Growing dreams real
‘You only get out what you put in’ are words that all gardeners should have engraved on their hearts, on the back of their hands, on gardening tools and — preferably in foot high letters — inscribed on a clearly visible surface, a wall perhaps, which they see at least a dozen times each day.
These few words, with their monumental meaning, are words we gardeners, no matter how experienced we happen to be, tend to forget now and then — but we must not — for they are the foundation of successful gardening.
Beautiful gardens or rooftops / balconies, etc, absolutely overflowing with gorgeous flowers, mouth-watering vegetables, fruits and delectable herbs, do not — unfortunately — create and maintain themselves. Each and every single step of the way is paved with hard work, sweat, dedication and love, spiced up with inspiring horticultural adventures, in the daily outpouring of passion as dreams are grown into reality.
The cold, gray winter days are a perfect time for New Year’s resolutions and a pledge to grow green and ‘do-over’ your garden
If you do not provide suitable growing conditions, seeds and plants fail to thrive.
If you fail to sow seeds correctly — and at the right time for the species — they will not grow and neither will they flourish if soil / compost is not to their individual taste.

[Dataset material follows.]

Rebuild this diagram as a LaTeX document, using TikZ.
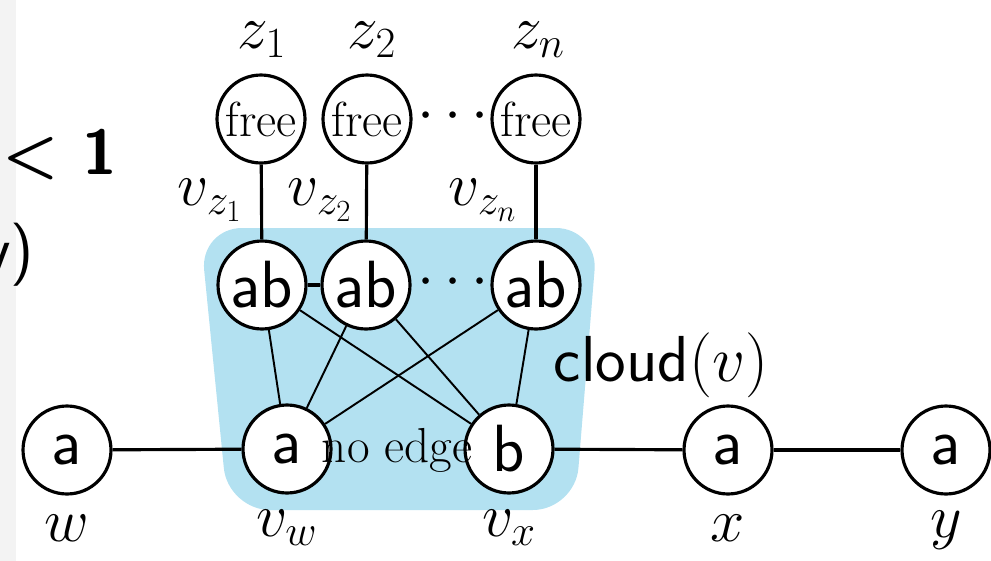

If you get the preceding right but fall down on daily maintenance, such as weeding and watering when necessary, then everything goes to waste. Leaving everything to a mali can, undeniably, have the same disastrous results, with, all too often, otherwise avoidable, financial loss incurred too.
Gardening, especially so in our increasingly fickle climate, is not something to merely indulge in when the mood takes you. Plants, like humans, need generous amounts of tender loving care on a daily basis and will suffer, perhaps fatally, if they do not get it.
It may be that — all depending on the size of the area under cultivation of course — an hour a day will suffice to tend all that requires tending but, on the whole and with few seasonal exceptions, this one hour cannot be ‘saved up’ and used as, for example, three hours every third day: this does not work — especially not during hot months when plant life depends on daily watering.
If you do not allocate the time, put in, along with required additions of nourishment, etc, regular hours of what should be enjoyably rewarding work, your garden will not bless you with good results.
All of the above may be perfectly obvious to some readers — although there is no doubt that a reminder does not go amiss — but is perhaps not so obvious to the many new gardeners who have joined our satisfyingly swelling numbers. I am truly delighted to observe, new urban gardeners, of all ages, joining ‘our clan’ with the heartfelt aim of nurturing our environment, indeed our planet, back to ‘green’.
Growing green — meaning using purely organic (chemical free) methods — is of the utmost importance in the ongoing fight against what is now clearly obvious ‘Climate change’.